My final principle for a credible National China Strategy is for Australia to avoid own goals.
Own goals such as declaratory statements and dramatic language like the “Turnbull Declaration” of 2017 used primarily for the purposes of Australian domestic politics, irrespective of the unnecessary political alienation that may cause in the broader bilateral relationship. This contrasts with having a national strategy for dealing with China which is operational rather than simply declaratory. China after all looks at what we do. We seem to be preoccupied with what we say to our domestic audience. While what we say also serves to poison the bilateral political atmosphere. I would strongly suggest to those framing Australia’s China strategy today that this key differentiation is critical.
It’s not rocket science to develop a national China strategy – one which is anchored in the principles of being clear about what US and Chinese strategy are in reality, not just in rhetoric; learning from the strategy that previous Australian governments had developed; embracing concepts like 'constructive realism' as guides to our national China strategy in the difficult period that lies ahead; avoiding monumental own goals; and understanding the difference between an operational strategy and a declaratory strategy; and having the wisdom, from time to time, to simply act rather than screaming from the roof tops to appease the domestic right.

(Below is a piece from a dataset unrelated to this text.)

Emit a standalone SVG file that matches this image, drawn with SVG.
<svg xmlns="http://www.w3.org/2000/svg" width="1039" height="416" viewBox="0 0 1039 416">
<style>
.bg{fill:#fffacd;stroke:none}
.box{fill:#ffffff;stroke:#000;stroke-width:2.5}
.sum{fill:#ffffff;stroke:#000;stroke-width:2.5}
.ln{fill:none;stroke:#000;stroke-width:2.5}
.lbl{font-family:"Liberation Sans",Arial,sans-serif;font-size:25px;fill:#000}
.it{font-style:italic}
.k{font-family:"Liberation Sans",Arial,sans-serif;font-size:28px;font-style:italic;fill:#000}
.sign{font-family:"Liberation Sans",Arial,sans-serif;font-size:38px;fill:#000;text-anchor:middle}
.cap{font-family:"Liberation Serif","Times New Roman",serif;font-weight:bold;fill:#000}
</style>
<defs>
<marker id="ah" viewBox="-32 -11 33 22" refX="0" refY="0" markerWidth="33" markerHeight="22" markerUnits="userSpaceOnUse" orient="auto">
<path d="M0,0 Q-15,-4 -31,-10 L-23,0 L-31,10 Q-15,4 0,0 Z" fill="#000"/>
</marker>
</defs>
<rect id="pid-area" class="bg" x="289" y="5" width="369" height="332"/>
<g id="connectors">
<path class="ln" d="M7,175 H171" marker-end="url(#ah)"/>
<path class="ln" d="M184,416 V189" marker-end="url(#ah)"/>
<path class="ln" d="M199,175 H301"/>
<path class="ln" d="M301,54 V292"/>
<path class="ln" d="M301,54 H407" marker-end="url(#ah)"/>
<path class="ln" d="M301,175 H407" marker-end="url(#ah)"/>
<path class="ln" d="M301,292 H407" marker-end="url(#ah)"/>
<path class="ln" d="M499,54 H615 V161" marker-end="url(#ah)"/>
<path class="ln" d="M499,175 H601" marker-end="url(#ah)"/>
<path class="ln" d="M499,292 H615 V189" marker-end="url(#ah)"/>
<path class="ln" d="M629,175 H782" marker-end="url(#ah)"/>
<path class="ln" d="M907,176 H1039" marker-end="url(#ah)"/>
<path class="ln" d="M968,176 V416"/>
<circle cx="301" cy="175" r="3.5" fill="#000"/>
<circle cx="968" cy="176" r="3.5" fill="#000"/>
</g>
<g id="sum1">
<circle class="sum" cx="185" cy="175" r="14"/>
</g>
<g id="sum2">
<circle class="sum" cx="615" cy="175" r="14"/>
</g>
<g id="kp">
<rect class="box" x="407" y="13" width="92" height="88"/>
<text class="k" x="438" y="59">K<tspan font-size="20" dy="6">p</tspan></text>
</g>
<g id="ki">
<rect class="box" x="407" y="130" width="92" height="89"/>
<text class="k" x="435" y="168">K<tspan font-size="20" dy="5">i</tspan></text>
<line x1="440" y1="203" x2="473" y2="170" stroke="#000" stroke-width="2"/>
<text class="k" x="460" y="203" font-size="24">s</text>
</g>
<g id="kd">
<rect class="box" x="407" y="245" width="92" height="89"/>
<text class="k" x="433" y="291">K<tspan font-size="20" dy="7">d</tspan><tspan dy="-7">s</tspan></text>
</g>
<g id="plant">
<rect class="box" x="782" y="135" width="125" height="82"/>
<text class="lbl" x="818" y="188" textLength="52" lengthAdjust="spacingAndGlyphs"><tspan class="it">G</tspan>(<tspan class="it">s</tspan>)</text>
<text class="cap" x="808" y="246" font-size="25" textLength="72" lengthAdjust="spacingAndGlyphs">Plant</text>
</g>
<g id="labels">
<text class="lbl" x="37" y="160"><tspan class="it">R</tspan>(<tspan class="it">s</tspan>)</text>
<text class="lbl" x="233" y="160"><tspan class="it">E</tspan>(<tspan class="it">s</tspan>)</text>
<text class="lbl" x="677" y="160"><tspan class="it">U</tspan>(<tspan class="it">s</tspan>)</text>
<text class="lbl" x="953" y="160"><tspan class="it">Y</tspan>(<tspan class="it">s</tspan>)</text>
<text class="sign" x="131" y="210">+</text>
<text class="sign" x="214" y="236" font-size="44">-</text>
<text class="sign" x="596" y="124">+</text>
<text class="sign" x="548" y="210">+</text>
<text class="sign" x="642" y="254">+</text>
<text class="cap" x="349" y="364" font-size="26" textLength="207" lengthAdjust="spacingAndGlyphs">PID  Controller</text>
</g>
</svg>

Indeed, I’m happy for the Cabinet Secretary to hand over our Cabinet papers on this subject to the current prime minister. I'd be delighted for [Prime Minister Scott] Morrison to read everything we deliberated on to reach our conclusions. As the relevant former prime minister for the period, it’s within my authority to do that. That’s because I'm the custodian of the Cabinet documents of our period in office. Some things will have changed. But
I suspect many of the judgements will apply just as well now as they did back then.
I’m still from Australia. And I’m still here to help.